* Start Source excerpt *

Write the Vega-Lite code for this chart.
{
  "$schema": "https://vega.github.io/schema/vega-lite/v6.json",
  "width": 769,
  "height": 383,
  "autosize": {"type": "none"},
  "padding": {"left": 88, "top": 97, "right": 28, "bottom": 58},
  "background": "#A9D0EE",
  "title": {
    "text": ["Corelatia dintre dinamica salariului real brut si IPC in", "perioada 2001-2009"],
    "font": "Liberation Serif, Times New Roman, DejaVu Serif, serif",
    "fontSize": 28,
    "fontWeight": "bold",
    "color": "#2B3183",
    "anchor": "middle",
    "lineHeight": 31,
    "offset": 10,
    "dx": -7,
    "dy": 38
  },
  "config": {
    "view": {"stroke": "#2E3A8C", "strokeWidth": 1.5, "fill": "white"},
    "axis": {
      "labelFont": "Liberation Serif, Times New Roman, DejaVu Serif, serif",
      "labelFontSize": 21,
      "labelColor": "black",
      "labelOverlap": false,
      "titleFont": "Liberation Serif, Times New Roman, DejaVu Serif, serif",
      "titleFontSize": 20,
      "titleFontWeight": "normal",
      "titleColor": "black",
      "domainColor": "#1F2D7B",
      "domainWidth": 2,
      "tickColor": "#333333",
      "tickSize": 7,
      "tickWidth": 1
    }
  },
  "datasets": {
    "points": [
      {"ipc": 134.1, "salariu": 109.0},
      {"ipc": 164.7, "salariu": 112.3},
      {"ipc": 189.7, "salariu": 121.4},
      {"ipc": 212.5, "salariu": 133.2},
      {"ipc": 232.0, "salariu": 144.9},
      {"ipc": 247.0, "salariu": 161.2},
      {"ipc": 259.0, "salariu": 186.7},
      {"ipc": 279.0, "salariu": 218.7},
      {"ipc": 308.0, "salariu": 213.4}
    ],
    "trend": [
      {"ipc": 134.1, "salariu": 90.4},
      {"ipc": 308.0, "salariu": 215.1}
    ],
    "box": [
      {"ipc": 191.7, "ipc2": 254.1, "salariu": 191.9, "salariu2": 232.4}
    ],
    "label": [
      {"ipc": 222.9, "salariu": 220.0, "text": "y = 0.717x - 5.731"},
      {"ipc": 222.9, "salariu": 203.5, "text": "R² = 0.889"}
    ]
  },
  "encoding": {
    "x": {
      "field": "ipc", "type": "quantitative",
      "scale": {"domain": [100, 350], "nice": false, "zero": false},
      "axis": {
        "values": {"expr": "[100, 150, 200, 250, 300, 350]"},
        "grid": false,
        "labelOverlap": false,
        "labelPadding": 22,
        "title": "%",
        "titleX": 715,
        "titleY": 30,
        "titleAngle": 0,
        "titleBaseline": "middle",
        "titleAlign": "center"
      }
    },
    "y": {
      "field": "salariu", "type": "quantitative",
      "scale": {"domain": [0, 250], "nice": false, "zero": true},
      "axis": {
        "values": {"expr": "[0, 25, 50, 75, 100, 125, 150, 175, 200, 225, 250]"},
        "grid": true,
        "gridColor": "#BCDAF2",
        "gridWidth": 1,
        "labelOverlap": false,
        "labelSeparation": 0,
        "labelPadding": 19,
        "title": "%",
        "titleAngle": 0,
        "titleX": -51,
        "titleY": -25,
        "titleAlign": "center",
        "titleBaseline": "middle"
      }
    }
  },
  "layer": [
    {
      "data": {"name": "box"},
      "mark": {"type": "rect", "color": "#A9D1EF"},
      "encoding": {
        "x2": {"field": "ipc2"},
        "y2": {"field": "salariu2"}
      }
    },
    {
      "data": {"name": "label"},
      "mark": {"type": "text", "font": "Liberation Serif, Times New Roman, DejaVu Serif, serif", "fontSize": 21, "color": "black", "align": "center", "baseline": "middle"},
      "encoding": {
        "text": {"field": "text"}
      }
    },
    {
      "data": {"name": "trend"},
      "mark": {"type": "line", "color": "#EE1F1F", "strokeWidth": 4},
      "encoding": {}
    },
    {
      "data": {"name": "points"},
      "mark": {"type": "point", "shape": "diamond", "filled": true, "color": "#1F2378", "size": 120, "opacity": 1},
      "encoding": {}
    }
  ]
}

* End Source excerpt *

Exercise objective →
Output the listing above without altering a single character.

Task result →
Write the Vega-Lite code for this chart.
{
  "$schema": "https://vega.github.io/schema/vega-lite/v6.json",
  "width": 769,
  "height": 383,
  "autosize": {"type": "none"},
  "padding": {"left": 88, "top": 97, "right": 28, "bottom": 58},
  "background": "#A9D0EE",
  "title": {
    "text": ["Corelatia dintre dinamica salariului real brut si IPC in", "perioada 2001-2009"],
    "font": "Liberation Serif, Times New Roman, DejaVu Serif, serif",
    "fontSize": 28,
    "fontWeight": "bold",
    "color": "#2B3183",
    "anchor": "middle",
    "lineHeight": 31,
    "offset": 10,
    "dx": -7,
    "dy": 38
  },
  "config": {
    "view": {"stroke": "#2E3A8C", "strokeWidth": 1.5, "fill": "white"},
    "axis": {
      "labelFont": "Liberation Serif, Times New Roman, DejaVu Serif, serif",
      "labelFontSize": 21,
      "labelColor": "black",
      "labelOverlap": false,
      "titleFont": "Liberation Serif, Times New Roman, DejaVu Serif, serif",
      "titleFontSize": 20,
      "titleFontWeight": "normal",
      "titleColor": "black",
      "domainColor": "#1F2D7B",
      "domainWidth": 2,
      "tickColor": "#333333",
      "tickSize": 7,
      "tickWidth": 1
    }
  },
  "datasets": {
    "points": [
      {"ipc": 134.1, "salariu": 109.0},
      {"ipc": 164.7, "salariu": 112.3},
      {"ipc": 189.7, "salariu": 121.4},
      {"ipc": 212.5, "salariu": 133.2},
      {"ipc": 232.0, "salariu": 144.9},
      {"ipc": 247.0, "salariu": 161.2},
      {"ipc": 259.0, "salariu": 186.7},
      {"ipc": 279.0, "salariu": 218.7},
      {"ipc": 308.0, "salariu": 213.4}
    ],
    "trend": [
      {"ipc": 134.1, "salariu": 90.4},
      {"ipc": 308.0, "salariu": 215.1}
    ],
    "box": [
      {"ipc": 191.7, "ipc2": 254.1, "salariu": 191.9, "salariu2": 232.4}
    ],
    "label": [
      {"ipc": 222.9, "salariu": 220.0, "text": "y = 0.717x - 5.731"},
      {"ipc": 222.9, "salariu": 203.5, "text": "R² = 0.889"}
    ]
  },
  "encoding": {
    "x": {
      "field": "ipc", "type": "quantitative",
      "scale": {"domain": [100, 350], "nice": false, "zero": false},
      "axis": {
        "values": {"expr": "[100, 150, 200, 250, 300, 350]"},
        "grid": false,
        "labelOverlap": false,
        "labelPadding": 22,
        "title": "%",
        "titleX": 715,
        "titleY": 30,
        "titleAngle": 0,
        "titleBaseline": "middle",
        "titleAlign": "center"
      }
    },
    "y": {
      "field": "salariu", "type": "quantitative",
      "scale": {"domain": [0, 250], "nice": false, "zero": true},
      "axis": {
        "values": {"expr": "[0, 25, 50, 75, 100, 125, 150, 175, 200, 225, 250]"},
        "grid": true,
        "gridColor": "#BCDAF2",
        "gridWidth": 1,
        "labelOverlap": false,
        "labelSeparation": 0,
        "labelPadding": 19,
        "title": "%",
        "titleAngle": 0,
        "titleX": -51,
        "titleY": -25,
        "titleAlign": "center",
        "titleBaseline": "middle"
      }
    }
  },
  "layer": [
    {
      "data": {"name": "box"},
      "mark": {"type": "rect", "color": "#A9D1EF"},
      "encoding": {
        "x2": {"field": "ipc2"},
        "y2": {"field": "salariu2"}
      }
    },
    {
      "data": {"name": "label"},
      "mark": {"type": "text", "font": "Liberation Serif, Times New Roman, DejaVu Serif, serif", "fontSize": 21, "color": "black", "align": "center", "baseline": "middle"},
      "encoding": {
        "text": {"field": "text"}
      }
    },
    {
      "data": {"name": "trend"},
      "mark": {"type": "line", "color": "#EE1F1F", "strokeWidth": 4},
      "encoding": {}
    },
    {
      "data": {"name": "points"},
      "mark": {"type": "point", "shape": "diamond", "filled": true, "color": "#1F2378", "size": 120, "opacity": 1},
      "encoding": {}
    }
  ]
}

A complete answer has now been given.